03-09-2010, 09:20 PM
hi, I have output code:

function setOutput(){
if(httpObject.readyState == 4){
document.getElementById('outputText').value = httpObject.responseText;


And the output is shown in the input place:

<input type="text" name="outputText" id="outputText" />

How I can get my output just as a text in <div></div> ???

Thanks :)

03-10-2010, 04:56 AM
Similar to how you had it in your other recent post that I responded to:

document.getElementById("txtHint").innerHTML = httpObject.responseText;

<div id="txtHint"></div>

03-10-2010, 04:10 PM
thanks :)

03-10-2010, 06:14 PM
httpObject.open("GET", "../ajx_script/talpinimas.php?id=reklama&paveikslelis="
+document.getElementById('paveikslelis').value+"&nikas="+<?php echo $nick; ?>

This assumes you've already done:

$nick = $_SESSION['nikas'];

earlier in the code and that the page is being parsed as .php.

However, if all you need is the value of $_SESSION['nikas'] be available on talpinimas.php, you could do it instead by taking it directly from the session variable on that page.

03-10-2010, 06:26 PM
OK, thanks again :)

Other thing...

I have youtube link like which user inserts into input, like:


And I need to get some part of this link as a variable which could add with <?php echo "$variable";?> in other place.

The part would be

03-10-2010, 07:36 PM
Not sure what you mean by "other place". You cannot get the value of v in:


into PHP without either:

Submitting it to a page via a form. Or

Doing something we've been discussing like an AJAX request to another PHP page.

But regardless of the method, it won't be available to PHP on the page you send it from, the PHP has already been parsed on that page. If you need it on that page, it could be gotten via javascript alone and then inserted via javascript alone wherever it's needed on that page. You could even do both, get and use it on the page with javascript, while also sending it to PHP via AJAX or a form submission for later use by PHP on other pages or even the next load of the current page.
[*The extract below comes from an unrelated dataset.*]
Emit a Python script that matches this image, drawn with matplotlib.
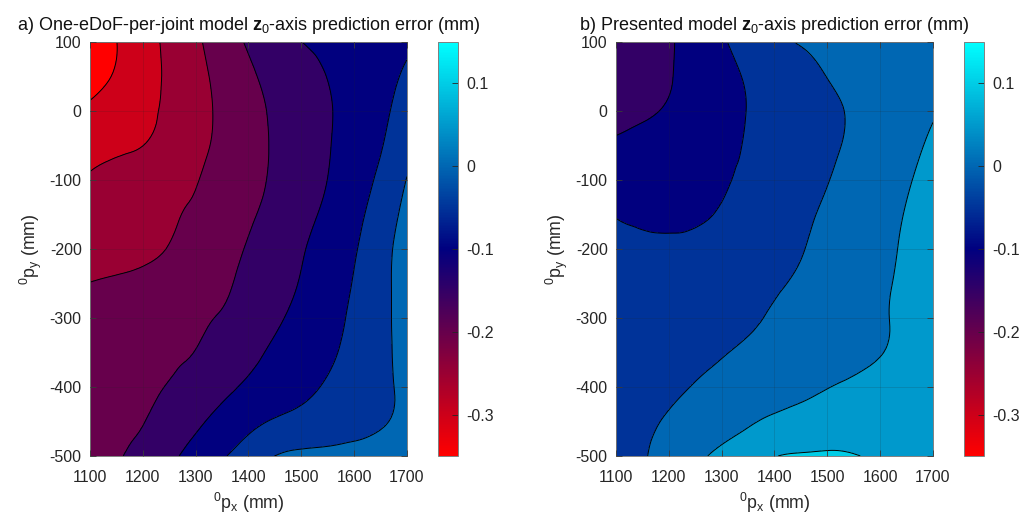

Where's this "other place"?

03-10-2010, 08:13 PM
I will submit the data as I did before... line of operations looks like this:

inserting URL --> sending it to file.php --> read the part of URL and save it. That is all.

I am using Ajax just to send information, but everything works in other page: file.php (converting, ysql_real_escape_string, saving, etc...)

Do you need more specific info or a scipt part?